Sinar matahari bersinar terik meskipun hari masih dua jam menjelang tengah hari. Langit biru yang mendominasi ditambah beberapa serpihan awan memberi latar kesempurnaan pada elemen-elemen penguat dunia. Warna tanah sebagai elemen penyangga mendominasi perlambang kekuatan. Tak ada yang berani mengubah warna dasar ini. Apa yang sudah diberi oleh alam, tetaplah menyelaraskan. Tidak iri, tanpa menonjol.
Tidak ada kiblat tertentu pada rumah-rumah pendiam ini.

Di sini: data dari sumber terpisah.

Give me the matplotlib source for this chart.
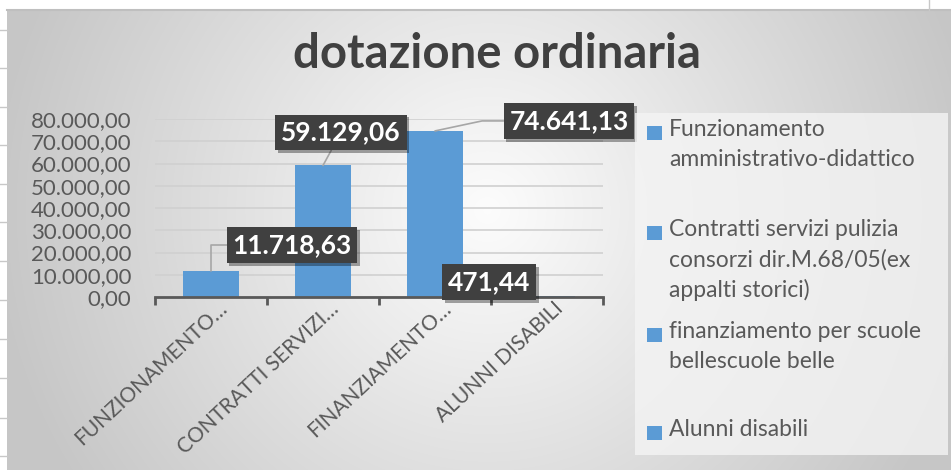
import numpy as np
import matplotlib.pyplot as plt
import matplotlib.transforms as mtransforms
from matplotlib.patches import Rectangle
from matplotlib import patheffects as pe

plt.rcParams['font.family'] = ['Lato', 'DejaVu Sans']

# data
categories = ['FUNZIONAMENTO…', 'CONTRATTI SERVIZI…', 'FINANZIAMENTO…', 'ALUNNI DISABILI']
values = [11718.63, 59129.06, 74641.13, 471.44]
legend_labels = ['Funzionamento\namministrativo-didattico',
                 'Contratti servizi pulizia\nconsorzi dir.M.68/05(ex\nappalti storici)',
                 'finanziamento per scuole\nbellescuole belle',
                 'Alunni disabili']
yticks = [0, 10000, 20000, 30000, 40000, 50000, 60000, 70000, 80000]

BLUE = '#5B9BD5'
GREY = '#595959'
W, H = 951, 470


def ita(v):
    s = f"{v:,.2f}"
    return s.replace(',', '#').replace('.', ',').replace('#', '.')


def fx(x):
    return x / W


def fy(y):
    return 1 - y / H


fig = plt.figure(figsize=(W / 100, H / 100), dpi=100)
fig.patch.set_facecolor('white')

# radial gradient background of the chart area
bg = fig.add_axes([fx(7), 0, fx(944), 1 - 10 / H])
bg.set_axis_off()
yy, xx = np.mgrid[0:460, 0:944]
d = np.sqrt(((xx - 480) / 560.0) ** 2 + ((yy - 200) / 560.0) ** 2)
shade = np.clip(0.99 - 0.24 * d, 0.78, 1)
bg.imshow(np.dstack([shade] * 3), aspect='auto', extent=[0, 944, 460, 0])

# spreadsheet fragments around the chart
for ly in [30, 68, 107, 145, 184, 222, 261, 300, 339, 378, 418, 456]:
    fig.add_artist(plt.Line2D([0, fx(7)], [fy(ly), fy(ly)], color='#c8c8c8', lw=1))
fig.add_artist(plt.Line2D([fx(7), 1], [fy(10), fy(10)], color='#bfbfbf', lw=1.5))
fig.add_artist(plt.Line2D([fx(929), fx(929)], [1, fy(10)], color='#c8c8c8', lw=1))

# legend panel
fig.add_artist(Rectangle((fx(635), fy(455)), fx(313), 342 / H, transform=fig.transFigure,
                         fc='#f4f4f4', ec='none', alpha=0.8))

fig.text(fx(497), fy(68), 'dotazione ordinaria', ha='center', va='baseline',
         fontsize=34, fontweight='bold', color='#404040')

ax = fig.add_axes([fx(155), fy(297), fx(448), 178 / H])
ax.patch.set_alpha(0)
x = np.arange(len(values))
ax.bar(x, values, width=0.5, color=BLUE, zorder=3)
ax.set_xlim(-0.5, len(values) - 0.5)
ax.set_ylim(0, 80000)
ax.set_yticks(yticks)
ax.set_yticklabels([ita(v) for v in yticks], fontsize=16, color=GREY)
ax.yaxis.grid(True, color='#d0d0d0', lw=1.2, zorder=0)
ax.tick_params(axis='y', length=0, pad=17)
for s in ['left', 'right', 'top']:
    ax.spines[s].set_visible(False)
ax.spines['bottom'].set_color(GREY)
ax.spines['bottom'].set_linewidth(2)
ax.spines['bottom'].set_zorder(4)

ax.set_xticks(x)
ax.set_xticklabels(categories, rotation=43, ha='right', va='top',
                   rotation_mode='anchor', fontsize=15, color=GREY)
ax.tick_params(axis='x', which='major', length=0, pad=1)
shift = mtransforms.ScaledTranslation(6 / 100, 0, fig.dpi_scale_trans)
for lab in ax.get_xticklabels():
    lab.set_transform(lab.get_transform() + shift)
ax.set_xticks(np.arange(len(values) + 1) - 0.5, minor=True)
ax.tick_params(axis='x', which='minor', length=6, width=2, color=GREY, direction='out')

# data labels
offsets = [(81, 26), (18, 33), (134, 10), (-58, 14)]
conns = ['angle,angleA=0,angleB=90,rad=0', 'arc3,rad=0',
         'angle,angleA=0,angleB=12,rad=0', None]
for i, v in enumerate(values):
    ap = None
    if conns[i] is not None:
        ap = dict(arrowstyle='-', color='#a6a6a6', lw=1.2,
                  connectionstyle=conns[i], shrinkA=0, shrinkB=0)
    ann = ax.annotate(ita(v), xy=(i, v), xytext=offsets[i], textcoords='offset pixels',
                      ha='center', va='center', fontsize=19, fontweight='bold', color='white',
                      bbox=dict(boxstyle='square,pad=0.22', fc='#404040', ec='none'),
                      arrowprops=ap, zorder=6, annotation_clip=False)
    ann.get_bbox_patch().set_path_effects(
        [pe.SimplePatchShadow(offset=(2, -2), shadow_rgbFace='#000000', alpha=0.35), pe.Normal()])

# legend
slot_top = [133, 233, 335, 433]
for lab, ty in zip(legend_labels, slot_top):
    fig.add_artist(Rectangle((fx(647), fy(ty + 7)), fx(15), 14 / H, transform=fig.transFigure,
                             fc=BLUE, ec='none'))
    fig.text(fx(669), fy(ty - 14), lab, ha='left', va='top', fontsize=16.5,
             color=GREY, linespacing=1.5)

fig.savefig('out.png', dpi=100)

Semuanya hanya bermuka pada tanah persegi yang menjadi halaman depan bersama, tempat mungkin menghabiskan waktu di sore hari, atau tempat berkumpul sembari memanjatkan doa kepada sang Hyang. Empat pasang tonggak yang berpasangan di tengah tidak boleh dijadikan tempat bermain, sebagai sarana berbicara pada yang dipuja.


Seorang mama duduk sambil menenun kain sebagai kegiatan sehari-harinya. Beranda rumahnya yang beralas bilah bilah bambu yang tipis tahun menemani cermat tangannya memainkan batang dan benang warna di pangkuannya. Ia tersenyum ramah dalam posisinya terpasung alat tenun kesehariannya. Bibirnya terkulum merah oleh sirih kegemaran.
Beranda ini tempat warga saling bertegur sapa, berkumpul sambil bercerita berbagi hari. Beralaskan deretan kayu yang disusun horisontal di atas balok-balok membentang, dengan celah di antaranya untuk mengatasi muai di hari panas atau susut di musim penghujan. Lihatlah ke samping, deretan gigi babi yang sengaja dipamerkan, pertanda sudah seberapa sering penghuninya mengadakan perayaan. Babi sebagai sajian utama, dihidang dalam penuh ria di antara doa-doa.
Seluruh deret depan beranda yang terbuka, memberi jejak selamat datang pada setiap tetamu. Memberi ramah pada siapa yang hadir lewat lapangan di depan. Namun dinding tepi beranda yang setinggi punggung ketika bersandar, membatasi dari sisi kiri dan kanan, mengalihkan jalan bertandang hanya dari depan. Semua cerita hanya dari satu pintu, ditampung di depan, tanpa kasak kusuk di samping atau belakang.
Bilah-bilah bambu ditangkupkan sebagai naungan, dibelah dibagi dua, kemudian dipersatukan lagi untuk melindungi. Batang bambu tidak terbaring utuh bergandengan dengan sesamanya, karena keangkuhan ini tidak akan melindungi. Celah-celah yang mungkin terjadi antara deretan bambu pasti menjadi jalan bagi air hujan untuk mengganggu penghuni beranda. Batang yang pernah tinggal berkelompok ini dibelah dua, disusun berderet dan ditumpuki tangkupan sebelah yang lain, sehingga tidak ada lagi celah untuk menyelisip di antaranya. Satu penyelesaian tradisional yang sederhana tanpa bantuan lembaran anorganik.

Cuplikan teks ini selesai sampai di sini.